Say how many lines include "Output", with no words around the number.

* Begin *

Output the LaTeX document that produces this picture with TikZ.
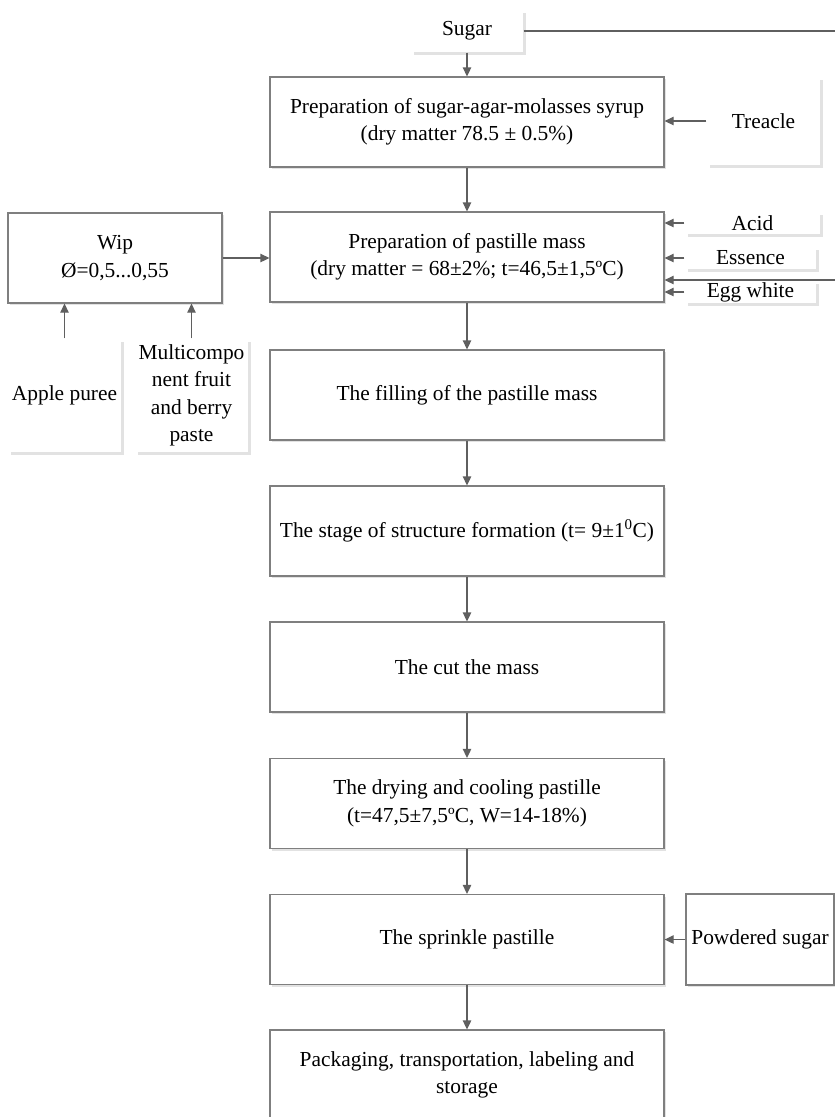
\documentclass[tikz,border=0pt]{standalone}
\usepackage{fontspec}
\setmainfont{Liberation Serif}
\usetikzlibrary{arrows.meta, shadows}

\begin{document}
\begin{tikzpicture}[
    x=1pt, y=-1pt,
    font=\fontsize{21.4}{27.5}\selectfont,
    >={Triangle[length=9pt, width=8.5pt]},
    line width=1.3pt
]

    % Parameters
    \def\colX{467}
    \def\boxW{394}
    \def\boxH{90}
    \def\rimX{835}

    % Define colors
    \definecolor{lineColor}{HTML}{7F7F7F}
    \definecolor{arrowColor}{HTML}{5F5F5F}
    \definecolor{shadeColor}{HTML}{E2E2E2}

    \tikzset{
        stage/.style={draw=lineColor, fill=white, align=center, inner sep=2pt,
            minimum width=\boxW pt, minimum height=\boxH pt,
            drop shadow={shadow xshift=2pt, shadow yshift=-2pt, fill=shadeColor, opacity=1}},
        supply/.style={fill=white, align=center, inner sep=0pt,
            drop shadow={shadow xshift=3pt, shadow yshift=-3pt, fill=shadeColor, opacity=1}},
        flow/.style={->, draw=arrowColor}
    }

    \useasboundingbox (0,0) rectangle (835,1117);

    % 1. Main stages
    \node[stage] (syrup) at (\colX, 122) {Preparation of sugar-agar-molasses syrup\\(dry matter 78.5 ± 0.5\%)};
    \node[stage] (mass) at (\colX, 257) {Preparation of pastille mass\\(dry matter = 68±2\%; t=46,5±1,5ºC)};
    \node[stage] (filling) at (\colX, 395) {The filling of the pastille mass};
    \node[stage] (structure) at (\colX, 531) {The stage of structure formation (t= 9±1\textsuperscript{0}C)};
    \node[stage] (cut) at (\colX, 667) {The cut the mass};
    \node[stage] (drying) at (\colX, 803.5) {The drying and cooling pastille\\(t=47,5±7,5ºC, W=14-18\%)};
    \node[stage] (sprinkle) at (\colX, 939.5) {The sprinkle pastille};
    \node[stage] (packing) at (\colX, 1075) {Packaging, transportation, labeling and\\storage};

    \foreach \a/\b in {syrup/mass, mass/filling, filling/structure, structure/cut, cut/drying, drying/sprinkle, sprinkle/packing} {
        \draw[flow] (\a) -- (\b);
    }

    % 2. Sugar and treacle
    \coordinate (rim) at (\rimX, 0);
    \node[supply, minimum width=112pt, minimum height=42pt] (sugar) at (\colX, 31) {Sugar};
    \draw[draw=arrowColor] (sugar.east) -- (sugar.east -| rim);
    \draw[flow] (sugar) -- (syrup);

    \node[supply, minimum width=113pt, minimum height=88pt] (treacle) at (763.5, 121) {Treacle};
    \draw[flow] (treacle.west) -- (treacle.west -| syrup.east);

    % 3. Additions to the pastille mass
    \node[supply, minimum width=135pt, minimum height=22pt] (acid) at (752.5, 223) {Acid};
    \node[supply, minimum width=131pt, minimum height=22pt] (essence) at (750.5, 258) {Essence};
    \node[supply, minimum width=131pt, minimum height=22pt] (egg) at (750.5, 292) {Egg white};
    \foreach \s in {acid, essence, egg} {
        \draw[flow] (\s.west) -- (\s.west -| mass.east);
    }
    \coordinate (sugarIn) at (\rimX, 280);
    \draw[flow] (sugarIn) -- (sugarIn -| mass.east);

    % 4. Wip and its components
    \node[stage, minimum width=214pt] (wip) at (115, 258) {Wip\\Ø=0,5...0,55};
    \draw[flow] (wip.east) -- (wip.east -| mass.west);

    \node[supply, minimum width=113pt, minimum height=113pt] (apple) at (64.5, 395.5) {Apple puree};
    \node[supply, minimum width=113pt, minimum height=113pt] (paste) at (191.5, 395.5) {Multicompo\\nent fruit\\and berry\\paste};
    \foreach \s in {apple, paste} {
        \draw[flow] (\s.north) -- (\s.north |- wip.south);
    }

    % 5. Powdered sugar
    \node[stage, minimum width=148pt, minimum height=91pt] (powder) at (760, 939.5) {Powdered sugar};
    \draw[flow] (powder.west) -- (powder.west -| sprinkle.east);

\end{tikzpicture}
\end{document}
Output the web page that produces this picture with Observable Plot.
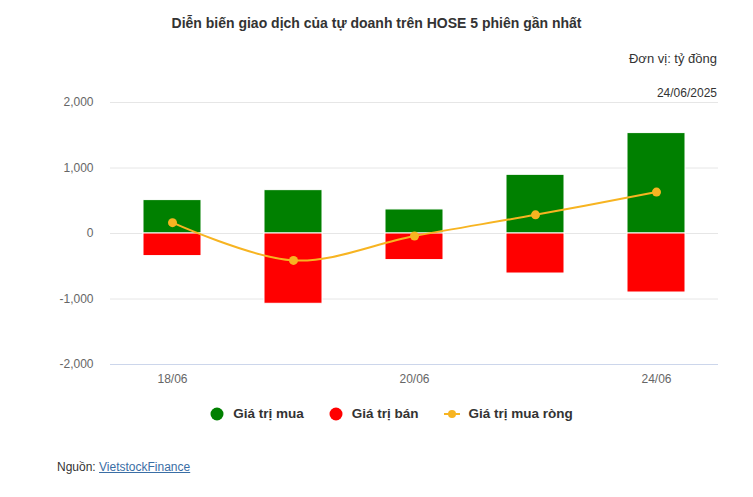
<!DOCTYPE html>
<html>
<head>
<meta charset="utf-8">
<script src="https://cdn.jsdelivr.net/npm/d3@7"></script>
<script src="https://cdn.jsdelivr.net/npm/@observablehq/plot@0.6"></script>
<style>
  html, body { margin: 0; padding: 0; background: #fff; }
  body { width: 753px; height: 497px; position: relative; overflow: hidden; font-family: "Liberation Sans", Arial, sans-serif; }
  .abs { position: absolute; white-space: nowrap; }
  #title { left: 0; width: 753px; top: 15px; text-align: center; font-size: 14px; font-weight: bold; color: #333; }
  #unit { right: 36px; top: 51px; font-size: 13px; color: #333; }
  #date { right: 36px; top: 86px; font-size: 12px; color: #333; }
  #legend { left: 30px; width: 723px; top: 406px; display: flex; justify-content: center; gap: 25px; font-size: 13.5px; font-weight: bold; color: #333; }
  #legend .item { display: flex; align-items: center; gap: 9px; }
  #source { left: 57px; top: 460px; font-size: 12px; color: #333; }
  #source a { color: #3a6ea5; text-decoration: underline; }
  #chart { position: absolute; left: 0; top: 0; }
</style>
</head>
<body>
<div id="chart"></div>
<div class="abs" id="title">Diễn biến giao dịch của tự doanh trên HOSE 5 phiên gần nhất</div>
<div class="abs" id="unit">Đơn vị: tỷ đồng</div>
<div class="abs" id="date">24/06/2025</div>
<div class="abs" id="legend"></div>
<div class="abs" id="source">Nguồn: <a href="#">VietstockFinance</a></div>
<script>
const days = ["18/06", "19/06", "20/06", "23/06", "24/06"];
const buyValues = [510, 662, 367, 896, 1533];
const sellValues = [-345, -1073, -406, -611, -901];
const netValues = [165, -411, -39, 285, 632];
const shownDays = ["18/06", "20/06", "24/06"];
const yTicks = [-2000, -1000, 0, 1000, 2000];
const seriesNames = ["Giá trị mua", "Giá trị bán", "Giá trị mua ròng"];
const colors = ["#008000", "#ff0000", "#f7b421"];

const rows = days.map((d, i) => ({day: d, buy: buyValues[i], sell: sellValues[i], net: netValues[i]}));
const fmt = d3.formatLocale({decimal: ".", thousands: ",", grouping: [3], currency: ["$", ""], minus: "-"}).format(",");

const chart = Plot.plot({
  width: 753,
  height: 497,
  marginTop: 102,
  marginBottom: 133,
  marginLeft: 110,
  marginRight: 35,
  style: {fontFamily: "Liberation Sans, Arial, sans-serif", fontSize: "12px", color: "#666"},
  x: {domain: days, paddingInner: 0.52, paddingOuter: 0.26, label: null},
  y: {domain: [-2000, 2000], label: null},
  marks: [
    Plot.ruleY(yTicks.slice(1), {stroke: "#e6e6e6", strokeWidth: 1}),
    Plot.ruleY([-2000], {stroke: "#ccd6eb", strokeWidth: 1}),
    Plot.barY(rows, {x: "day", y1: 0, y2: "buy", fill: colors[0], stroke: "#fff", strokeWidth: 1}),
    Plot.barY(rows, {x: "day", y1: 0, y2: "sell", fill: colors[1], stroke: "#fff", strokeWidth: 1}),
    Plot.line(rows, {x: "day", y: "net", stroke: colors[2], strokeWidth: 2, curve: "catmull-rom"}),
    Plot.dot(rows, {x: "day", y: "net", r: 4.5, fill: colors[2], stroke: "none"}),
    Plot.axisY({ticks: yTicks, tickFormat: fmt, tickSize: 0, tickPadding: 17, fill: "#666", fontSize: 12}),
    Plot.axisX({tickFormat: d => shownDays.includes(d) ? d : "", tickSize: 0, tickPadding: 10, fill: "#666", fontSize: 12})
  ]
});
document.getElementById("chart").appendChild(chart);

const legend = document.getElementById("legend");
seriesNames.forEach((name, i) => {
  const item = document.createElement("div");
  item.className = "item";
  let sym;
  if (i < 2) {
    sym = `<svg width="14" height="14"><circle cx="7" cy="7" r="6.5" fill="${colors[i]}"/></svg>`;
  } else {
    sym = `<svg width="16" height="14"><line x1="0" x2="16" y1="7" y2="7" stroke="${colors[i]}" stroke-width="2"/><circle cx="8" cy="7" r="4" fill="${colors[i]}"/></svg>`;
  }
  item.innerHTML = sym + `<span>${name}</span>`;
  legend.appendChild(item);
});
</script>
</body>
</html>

* End *

→ TASK RESPONSE:
2